--- WRITTEN PROBLEM ---
Give back the full listing verbatim, apart from its images.

--- DATA BLOCK ---
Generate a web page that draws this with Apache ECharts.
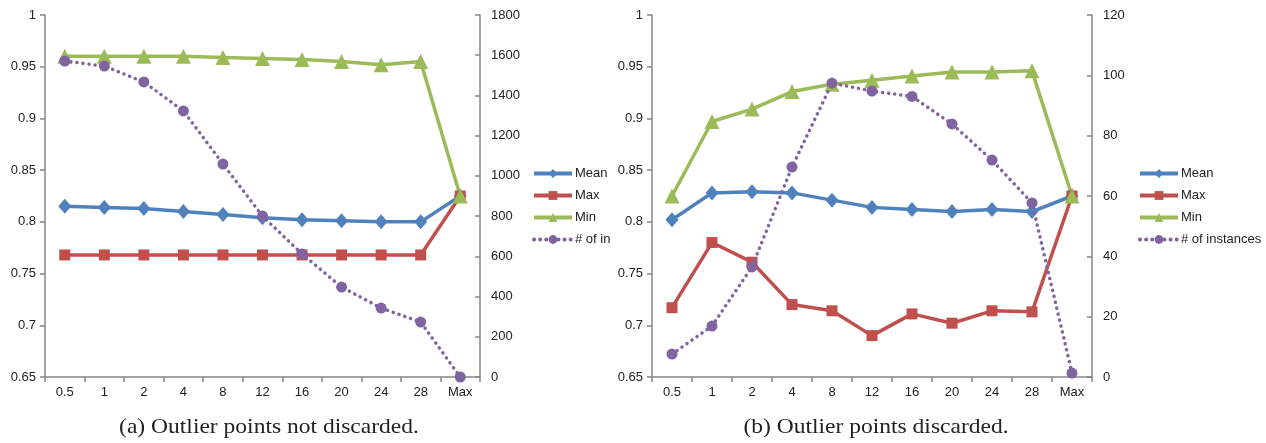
<!DOCTYPE html>
<html>
<head>
<meta charset="utf-8">
<script src="https://cdn.jsdelivr.net/npm/echarts@6/dist/echarts.min.js"></script>
<style>html,body{margin:0;padding:0;background:#fff}#c{width:1266px;height:443px}</style>
</head>
<body>
<div id="c"></div>
<script>
const categories = ['0.5','1','2','4','8','12','16','20','24','28','Max'];
// (a) Outlier points not discarded
const aMean = [0.815,0.814,0.813,0.810,0.807,0.804,0.802,0.801,0.800,0.800,0.825];
const aMax  = [0.768,0.768,0.768,0.768,0.768,0.768,0.768,0.768,0.768,0.768,0.825];
const aMin  = [0.960,0.960,0.960,0.960,0.959,0.958,0.957,0.955,0.952,0.955,0.825];
const aInst = [1571,1546,1467,1323,1059,800,612,447,343,273,0];
// (b) Outlier points discarded
const bMean = [0.802,0.828,0.829,0.828,0.821,0.814,0.812,0.810,0.812,0.810,0.825];
const bMax  = [0.717,0.780,0.761,0.720,0.714,0.690,0.711,0.702,0.714,0.713,0.825];
const bMin  = [0.825,0.897,0.909,0.926,0.933,0.937,0.941,0.945,0.945,0.946,0.825];
const bInst = [7.6,16.9,36.5,69.6,97.4,94.8,93.0,83.9,71.9,57.7,1.3];
const captionA = '(a) Outlier points not discarded.';
const captionB = '(b) Outlier points discarded.';
const names = ['Mean','Max','Min','# of instances'];

const C = {mean:'#4F81BD', max:'#C0504D', min:'#9BBB59', inst:'#8064A2'};
const axisCol = '#868686';
const font = 'Arial, "Liberation Sans", sans-serif';

function xAxis(gi){
  return {type:'category', gridIndex:gi, data:categories, boundaryGap:true,
    axisLine:{lineStyle:{color:axisCol,width:1.5}},
    axisTick:{show:true, alignWithLabel:false, length:5, lineStyle:{color:axisCol,width:1.5}},
    axisLabel:{color:'#222', fontSize:13, fontFamily:font, margin:9, interval:0},
    splitLine:{show:false}};
}
function yLeft(gi){
  return {type:'value', gridIndex:gi, min:0.65, max:1, interval:0.05, position:'left',
    axisLine:{show:true, lineStyle:{color:axisCol,width:1.5}},
    axisTick:{show:true, length:5, lineStyle:{color:axisCol,width:1.5}},
    axisLabel:{color:'#222', fontSize:13, fontFamily:font, margin:9,
      formatter:v=>String(+v.toFixed(2))},
    splitLine:{show:false}};
}
function yRight(gi,max,interval){
  return {type:'value', gridIndex:gi, min:0, max:max, interval:interval, position:'right',
    axisLine:{show:true, lineStyle:{color:axisCol,width:1.5}},
    axisTick:{show:true, inside:true, length:5, lineStyle:{color:axisCol,width:1.5}},
    axisLabel:{color:'#222', fontSize:13, fontFamily:font, margin:11,
      formatter:v=>String(Math.round(v))},
    splitLine:{show:false}};
}
function ser(name,data,xi,yi,color,symbol,size,dotted){
  return {type:'line', name:name, data:data, xAxisIndex:xi, yAxisIndex:yi,
    symbol:symbol, symbolSize:size, showAllSymbol:true,
    itemStyle:{color:color},
    lineStyle:{color:color, width:3.5, type: dotted?[0.1,6]:'solid', cap: dotted?'round':'butt'},
    z: dotted?3:2, animation:false};
}
function legend(left,truncate){
  return {orient:'vertical', left:left, top:162, itemWidth:38, itemHeight:11, itemGap:9,
    data:names, selectedMode:false,
    lineStyle:{width:4},
    textStyle:Object.assign({color:'#222', fontSize:13, fontFamily:font, padding:[0,0,0,-2]},
      truncate?{width:38, overflow:'truncate', ellipsis:''}:{})};
}

const chart = echarts.init(document.getElementById('c'));
chart.setOption({
  backgroundColor:'#fff',
  animation:false,
  grid:[{left:45, right:786, top:15, bottom:66},{left:652, right:174, top:15, bottom:66}],
  xAxis:[xAxis(0), xAxis(1)],
  yAxis:[yLeft(0), yRight(0,1800,200), yLeft(1), yRight(1,120,20)],
  legend:[legend(527,true), legend(1133,false)],
  series:[
    ser('Mean',aMean,0,0,C.mean,'diamond',[13,15],false),
    ser('Max',aMax,0,0,C.max,'rect',11,false),
    ser('Min',aMin,0,0,C.min,'triangle',15,false),
    ser('# of instances',aInst,0,1,C.inst,'circle',11,true),
    ser('Mean',bMean,1,2,C.mean,'diamond',[13,15],false),
    ser('Max',bMax,1,2,C.max,'rect',11,false),
    ser('Min',bMin,1,2,C.min,'triangle',15,false),
    ser('# of instances',bInst,1,3,C.inst,'circle',11,true)
  ],
  graphic:[
    {type:'text', x:269, y:427, scaleX:1.12, style:{text:captionA, textAlign:'center', textVerticalAlign:'middle',
      font:'21px "Liberation Serif", "DejaVu Serif", serif', fill:'#222'}},
    {type:'text', x:876, y:427, scaleX:1.12, style:{text:captionB, textAlign:'center', textVerticalAlign:'middle',
      font:'21px "Liberation Serif", "DejaVu Serif", serif', fill:'#222'}}
  ]
});
</script>
</body>
</html>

--- CORRECT RESPONSE ---
Generate a web page that draws this with Apache ECharts.
<!DOCTYPE html>
<html>
<head>
<meta charset="utf-8">
<script src="https://cdn.jsdelivr.net/npm/echarts@6/dist/echarts.min.js"></script>
<style>html,body{margin:0;padding:0;background:#fff}#c{width:1266px;height:443px}</style>
</head>
<body>
<div id="c"></div>
<script>
const categories = ['0.5','1','2','4','8','12','16','20','24','28','Max'];
// (a) Outlier points not discarded
const aMean = [0.815,0.814,0.813,0.810,0.807,0.804,0.802,0.801,0.800,0.800,0.825];
const aMax  = [0.768,0.768,0.768,0.768,0.768,0.768,0.768,0.768,0.768,0.768,0.825];
const aMin  = [0.960,0.960,0.960,0.960,0.959,0.958,0.957,0.955,0.952,0.955,0.825];
const aInst = [1571,1546,1467,1323,1059,800,612,447,343,273,0];
// (b) Outlier points discarded
const bMean = [0.802,0.828,0.829,0.828,0.821,0.814,0.812,0.810,0.812,0.810,0.825];
const bMax  = [0.717,0.780,0.761,0.720,0.714,0.690,0.711,0.702,0.714,0.713,0.825];
const bMin  = [0.825,0.897,0.909,0.926,0.933,0.937,0.941,0.945,0.945,0.946,0.825];
const bInst = [7.6,16.9,36.5,69.6,97.4,94.8,93.0,83.9,71.9,57.7,1.3];
const captionA = '(a) Outlier points not discarded.';
const captionB = '(b) Outlier points discarded.';
const names = ['Mean','Max','Min','# of instances'];

const C = {mean:'#4F81BD', max:'#C0504D', min:'#9BBB59', inst:'#8064A2'};
const axisCol = '#868686';
const font = 'Arial, "Liberation Sans", sans-serif';

function xAxis(gi){
  return {type:'category', gridIndex:gi, data:categories, boundaryGap:true,
    axisLine:{lineStyle:{color:axisCol,width:1.5}},
    axisTick:{show:true, alignWithLabel:false, length:5, lineStyle:{color:axisCol,width:1.5}},
    axisLabel:{color:'#222', fontSize:13, fontFamily:font, margin:9, interval:0},
    splitLine:{show:false}};
}
function yLeft(gi){
  return {type:'value', gridIndex:gi, min:0.65, max:1, interval:0.05, position:'left',
    axisLine:{show:true, lineStyle:{color:axisCol,width:1.5}},
    axisTick:{show:true, length:5, lineStyle:{color:axisCol,width:1.5}},
    axisLabel:{color:'#222', fontSize:13, fontFamily:font, margin:9,
      formatter:v=>String(+v.toFixed(2))},
    splitLine:{show:false}};
}
function yRight(gi,max,interval){
  return {type:'value', gridIndex:gi, min:0, max:max, interval:interval, position:'right',
    axisLine:{show:true, lineStyle:{color:axisCol,width:1.5}},
    axisTick:{show:true, inside:true, length:5, lineStyle:{color:axisCol,width:1.5}},
    axisLabel:{color:'#222', fontSize:13, fontFamily:font, margin:11,
      formatter:v=>String(Math.round(v))},
    splitLine:{show:false}};
}
function ser(name,data,xi,yi,color,symbol,size,dotted){
  return {type:'line', name:name, data:data, xAxisIndex:xi, yAxisIndex:yi,
    symbol:symbol, symbolSize:size, showAllSymbol:true,
    itemStyle:{color:color},
    lineStyle:{color:color, width:3.5, type: dotted?[0.1,6]:'solid', cap: dotted?'round':'butt'},
    z: dotted?3:2, animation:false};
}
function legend(left,truncate){
  return {orient:'vertical', left:left, top:162, itemWidth:38, itemHeight:11, itemGap:9,
    data:names, selectedMode:false,
    lineStyle:{width:4},
    textStyle:Object.assign({color:'#222', fontSize:13, fontFamily:font, padding:[0,0,0,-2]},
      truncate?{width:38, overflow:'truncate', ellipsis:''}:{})};
}

const chart = echarts.init(document.getElementById('c'));
chart.setOption({
  backgroundColor:'#fff',
  animation:false,
  grid:[{left:45, right:786, top:15, bottom:66},{left:652, right:174, top:15, bottom:66}],
  xAxis:[xAxis(0), xAxis(1)],
  yAxis:[yLeft(0), yRight(0,1800,200), yLeft(1), yRight(1,120,20)],
  legend:[legend(527,true), legend(1133,false)],
  series:[
    ser('Mean',aMean,0,0,C.mean,'diamond',[13,15],false),
    ser('Max',aMax,0,0,C.max,'rect',11,false),
    ser('Min',aMin,0,0,C.min,'triangle',15,false),
    ser('# of instances',aInst,0,1,C.inst,'circle',11,true),
    ser('Mean',bMean,1,2,C.mean,'diamond',[13,15],false),
    ser('Max',bMax,1,2,C.max,'rect',11,false),
    ser('Min',bMin,1,2,C.min,'triangle',15,false),
    ser('# of instances',bInst,1,3,C.inst,'circle',11,true)
  ],
  graphic:[
    {type:'text', x:269, y:427, scaleX:1.12, style:{text:captionA, textAlign:'center', textVerticalAlign:'middle',
      font:'21px "Liberation Serif", "DejaVu Serif", serif', fill:'#222'}},
    {type:'text', x:876, y:427, scaleX:1.12, style:{text:captionB, textAlign:'center', textVerticalAlign:'middle',
      font:'21px "Liberation Serif", "DejaVu Serif", serif', fill:'#222'}}
  ]
});
</script>
</body>
</html>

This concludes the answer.